Fact Check

A Night in Casablanca

Did Warner Bros. threaten to sue the Marx Brothers over their 1946 film titled 'A Night in Casablanca'?

Published Sept. 10, 2000

Claim:

Claim:   Warner Bros. threatened to sue the Marx Brothers over the title of the comedy group's 1946 film A Night in Casablanca.


FALSE


Example:   [Chilling Effects, 2003]


While preparing to film a movie entitled A Night in Casablanca, the Marx brothers received a letter from Warner Bros. threatening legal action if they did not change the film's title. Warner Bros. deemed the film’s title too similar to their own Casablanca, released almost five years earlier in 1942, with Humphrey Bogart and Ingrid Bergman.

 

Origins:   When Groucho, Chico, and Harpo emerged from semi-retirement in 1945 to create the last Marx Brothers movie, a spoof of spy/intrigue dramas titled A Night in Casablanca (all three subsequently appeared in 1950's Love Happy, but that film was primarily a Harpo Marx vehicle in which his brothers had supporting roles rather than a

true Marx Brothers film), the stage was set for one of the twentieth century's most celebrated epistolary exchanges. The ensuing fusillade of letters between a fractious Groucho and the befuddled legal department at Warner Bros. has since become a classic of the personal correspondence genre, but the battlefield wasn't quite as level as legend would have it.

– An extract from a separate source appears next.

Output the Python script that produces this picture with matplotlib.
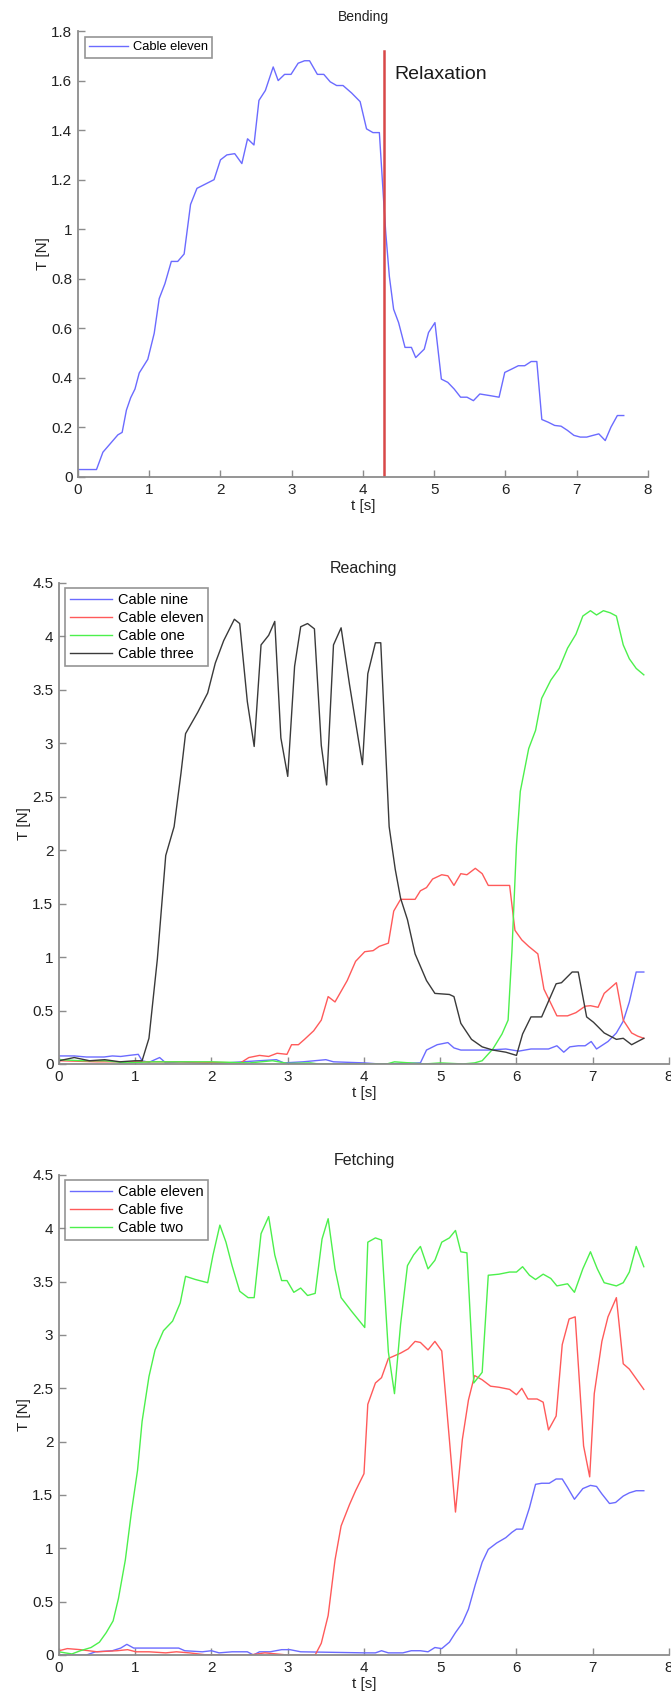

What the public heard was that the Marx Brothers' film was to be called A Night in Casablanca, and that the humorless heads of Warner Bros., aghast at the thought that one of their fine films (the 1942 Humphrey Bogart classic, Casablanca) might somehow be associated with a lowbrow, similarly-titled Marx Brothers vehicle, decided to launch a pre-emptive strike by claiming ownership of the word 'Casablanca' (for movie title purposes, at least), and threatening to sue the Marxes if they persisted in using it. And what the public saw was a series of letters in which a typically sarcastic, freely associating Groucho deftly skewered the Warners' alleged pretentiousness and arrogance, the first missive of which read as follows:


Dear Warner Brothers:

Apparently there is more than one way of conquering a city and holding it as your own. For example, up to the time that we contemplated making this picture, I had no idea that the city of Casablanca belonged exclusively to Warner Brothers. However, it was only a few days after our announcement appeared that we received your long, ominous legal document warning us not to use the name Casablanca.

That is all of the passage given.